▼

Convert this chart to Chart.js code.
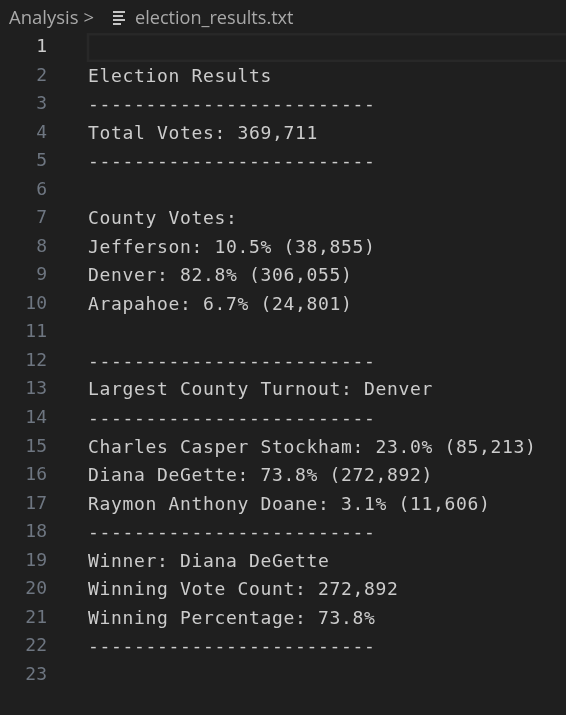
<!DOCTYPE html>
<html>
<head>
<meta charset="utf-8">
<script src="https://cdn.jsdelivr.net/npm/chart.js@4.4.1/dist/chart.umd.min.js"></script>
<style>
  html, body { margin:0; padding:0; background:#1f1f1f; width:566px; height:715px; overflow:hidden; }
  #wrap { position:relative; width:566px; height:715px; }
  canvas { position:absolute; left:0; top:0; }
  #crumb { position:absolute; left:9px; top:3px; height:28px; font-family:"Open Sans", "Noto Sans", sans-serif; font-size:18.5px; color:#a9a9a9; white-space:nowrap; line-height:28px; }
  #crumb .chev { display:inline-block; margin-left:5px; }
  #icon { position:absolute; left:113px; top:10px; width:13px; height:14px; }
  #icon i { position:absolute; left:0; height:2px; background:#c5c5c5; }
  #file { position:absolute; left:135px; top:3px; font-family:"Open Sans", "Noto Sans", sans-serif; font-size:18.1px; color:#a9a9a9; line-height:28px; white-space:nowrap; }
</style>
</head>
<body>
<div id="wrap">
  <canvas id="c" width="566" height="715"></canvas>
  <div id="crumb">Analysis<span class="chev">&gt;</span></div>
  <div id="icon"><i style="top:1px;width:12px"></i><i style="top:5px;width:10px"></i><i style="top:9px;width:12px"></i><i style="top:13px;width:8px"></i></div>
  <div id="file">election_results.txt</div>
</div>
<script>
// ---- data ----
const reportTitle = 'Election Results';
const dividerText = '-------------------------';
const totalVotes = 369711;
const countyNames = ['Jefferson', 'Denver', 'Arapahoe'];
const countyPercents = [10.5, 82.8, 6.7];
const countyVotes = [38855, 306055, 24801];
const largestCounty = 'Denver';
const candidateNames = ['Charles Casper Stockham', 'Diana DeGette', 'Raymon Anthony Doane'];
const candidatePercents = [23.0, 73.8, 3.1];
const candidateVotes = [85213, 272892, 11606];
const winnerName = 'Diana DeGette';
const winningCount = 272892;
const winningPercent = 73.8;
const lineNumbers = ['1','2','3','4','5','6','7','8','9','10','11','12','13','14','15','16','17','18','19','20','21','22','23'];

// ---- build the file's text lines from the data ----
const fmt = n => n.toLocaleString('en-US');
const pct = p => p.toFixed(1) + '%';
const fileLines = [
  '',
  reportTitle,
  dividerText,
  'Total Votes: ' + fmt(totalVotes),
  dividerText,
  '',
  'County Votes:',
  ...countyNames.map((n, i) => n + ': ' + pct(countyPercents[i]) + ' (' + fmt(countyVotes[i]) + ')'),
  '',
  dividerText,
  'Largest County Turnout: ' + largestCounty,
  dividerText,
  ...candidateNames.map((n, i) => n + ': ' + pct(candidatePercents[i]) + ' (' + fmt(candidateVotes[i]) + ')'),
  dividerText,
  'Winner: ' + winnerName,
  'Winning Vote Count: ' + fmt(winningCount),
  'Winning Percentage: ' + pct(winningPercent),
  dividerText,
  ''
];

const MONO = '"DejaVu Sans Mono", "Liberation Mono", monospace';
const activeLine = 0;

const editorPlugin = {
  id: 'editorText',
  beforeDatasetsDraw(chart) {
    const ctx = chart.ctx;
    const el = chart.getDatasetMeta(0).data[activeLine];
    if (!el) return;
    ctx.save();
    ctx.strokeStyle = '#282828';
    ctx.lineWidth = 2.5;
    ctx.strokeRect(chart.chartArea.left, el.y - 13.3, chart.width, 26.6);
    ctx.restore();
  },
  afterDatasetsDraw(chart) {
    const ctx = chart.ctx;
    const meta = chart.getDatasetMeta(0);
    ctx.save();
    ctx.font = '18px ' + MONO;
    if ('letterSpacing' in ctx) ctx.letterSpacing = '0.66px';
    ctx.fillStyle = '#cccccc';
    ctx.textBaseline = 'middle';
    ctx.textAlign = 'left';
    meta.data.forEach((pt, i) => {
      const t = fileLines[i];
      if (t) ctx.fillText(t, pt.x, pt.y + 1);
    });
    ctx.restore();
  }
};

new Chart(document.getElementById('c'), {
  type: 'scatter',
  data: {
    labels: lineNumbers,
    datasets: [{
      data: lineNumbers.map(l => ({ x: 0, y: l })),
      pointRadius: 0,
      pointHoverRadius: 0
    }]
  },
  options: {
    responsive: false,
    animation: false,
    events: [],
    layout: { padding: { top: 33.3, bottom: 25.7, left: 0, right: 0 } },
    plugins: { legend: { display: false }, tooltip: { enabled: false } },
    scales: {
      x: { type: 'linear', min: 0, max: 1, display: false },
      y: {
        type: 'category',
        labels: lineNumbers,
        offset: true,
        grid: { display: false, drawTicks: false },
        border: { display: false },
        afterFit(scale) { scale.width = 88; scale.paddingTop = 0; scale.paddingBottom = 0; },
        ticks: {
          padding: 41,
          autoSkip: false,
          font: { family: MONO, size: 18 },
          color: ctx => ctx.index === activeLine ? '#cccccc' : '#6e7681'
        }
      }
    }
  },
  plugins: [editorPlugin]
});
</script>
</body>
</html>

▲

**Task statement:** Leave the pictures out and output the rest of the listing exactly.

**Exercise response:**
Convert this chart to Chart.js code.
<!DOCTYPE html>
<html>
<head>
<meta charset="utf-8">
<script src="https://cdn.jsdelivr.net/npm/chart.js@4.4.1/dist/chart.umd.min.js"></script>
<style>
  html, body { margin:0; padding:0; background:#1f1f1f; width:566px; height:715px; overflow:hidden; }
  #wrap { position:relative; width:566px; height:715px; }
  canvas { position:absolute; left:0; top:0; }
  #crumb { position:absolute; left:9px; top:3px; height:28px; font-family:"Open Sans", "Noto Sans", sans-serif; font-size:18.5px; color:#a9a9a9; white-space:nowrap; line-height:28px; }
  #crumb .chev { display:inline-block; margin-left:5px; }
  #icon { position:absolute; left:113px; top:10px; width:13px; height:14px; }
  #icon i { position:absolute; left:0; height:2px; background:#c5c5c5; }
  #file { position:absolute; left:135px; top:3px; font-family:"Open Sans", "Noto Sans", sans-serif; font-size:18.1px; color:#a9a9a9; line-height:28px; white-space:nowrap; }
</style>
</head>
<body>
<div id="wrap">
  <canvas id="c" width="566" height="715"></canvas>
  <div id="crumb">Analysis<span class="chev">&gt;</span></div>
  <div id="icon"><i style="top:1px;width:12px"></i><i style="top:5px;width:10px"></i><i style="top:9px;width:12px"></i><i style="top:13px;width:8px"></i></div>
  <div id="file">election_results.txt</div>
</div>
<script>
// ---- data ----
const reportTitle = 'Election Results';
const dividerText = '-------------------------';
const totalVotes = 369711;
const countyNames = ['Jefferson', 'Denver', 'Arapahoe'];
const countyPercents = [10.5, 82.8, 6.7];
const countyVotes = [38855, 306055, 24801];
const largestCounty = 'Denver';
const candidateNames = ['Charles Casper Stockham', 'Diana DeGette', 'Raymon Anthony Doane'];
const candidatePercents = [23.0, 73.8, 3.1];
const candidateVotes = [85213, 272892, 11606];
const winnerName = 'Diana DeGette';
const winningCount = 272892;
const winningPercent = 73.8;
const lineNumbers = ['1','2','3','4','5','6','7','8','9','10','11','12','13','14','15','16','17','18','19','20','21','22','23'];

// ---- build the file's text lines from the data ----
const fmt = n => n.toLocaleString('en-US');
const pct = p => p.toFixed(1) + '%';
const fileLines = [
  '',
  reportTitle,
  dividerText,
  'Total Votes: ' + fmt(totalVotes),
  dividerText,
  '',
  'County Votes:',
  ...countyNames.map((n, i) => n + ': ' + pct(countyPercents[i]) + ' (' + fmt(countyVotes[i]) + ')'),
  '',
  dividerText,
  'Largest County Turnout: ' + largestCounty,
  dividerText,
  ...candidateNames.map((n, i) => n + ': ' + pct(candidatePercents[i]) + ' (' + fmt(candidateVotes[i]) + ')'),
  dividerText,
  'Winner: ' + winnerName,
  'Winning Vote Count: ' + fmt(winningCount),
  'Winning Percentage: ' + pct(winningPercent),
  dividerText,
  ''
];

const MONO = '"DejaVu Sans Mono", "Liberation Mono", monospace';
const activeLine = 0;

const editorPlugin = {
  id: 'editorText',
  beforeDatasetsDraw(chart) {
    const ctx = chart.ctx;
    const el = chart.getDatasetMeta(0).data[activeLine];
    if (!el) return;
    ctx.save();
    ctx.strokeStyle = '#282828';
    ctx.lineWidth = 2.5;
    ctx.strokeRect(chart.chartArea.left, el.y - 13.3, chart.width, 26.6);
    ctx.restore();
  },
  afterDatasetsDraw(chart) {
    const ctx = chart.ctx;
    const meta = chart.getDatasetMeta(0);
    ctx.save();
    ctx.font = '18px ' + MONO;
    if ('letterSpacing' in ctx) ctx.letterSpacing = '0.66px';
    ctx.fillStyle = '#cccccc';
    ctx.textBaseline = 'middle';
    ctx.textAlign = 'left';
    meta.data.forEach((pt, i) => {
      const t = fileLines[i];
      if (t) ctx.fillText(t, pt.x, pt.y + 1);
    });
    ctx.restore();
  }
};

new Chart(document.getElementById('c'), {
  type: 'scatter',
  data: {
    labels: lineNumbers,
    datasets: [{
      data: lineNumbers.map(l => ({ x: 0, y: l })),
      pointRadius: 0,
      pointHoverRadius: 0
    }]
  },
  options: {
    responsive: false,
    animation: false,
    events: [],
    layout: { padding: { top: 33.3, bottom: 25.7, left: 0, right: 0 } },
    plugins: { legend: { display: false }, tooltip: { enabled: false } },
    scales: {
      x: { type: 'linear', min: 0, max: 1, display: false },
      y: {
        type: 'category',
        labels: lineNumbers,
        offset: true,
        grid: { display: false, drawTicks: false },
        border: { display: false },
        afterFit(scale) { scale.width = 88; scale.paddingTop = 0; scale.paddingBottom = 0; },
        ticks: {
          padding: 41,
          autoSkip: false,
          font: { family: MONO, size: 18 },
          color: ctx => ctx.index === activeLine ? '#cccccc' : '#6e7681'
        }
      }
    }
  },
  plugins: [editorPlugin]
});
</script>
</body>
</html>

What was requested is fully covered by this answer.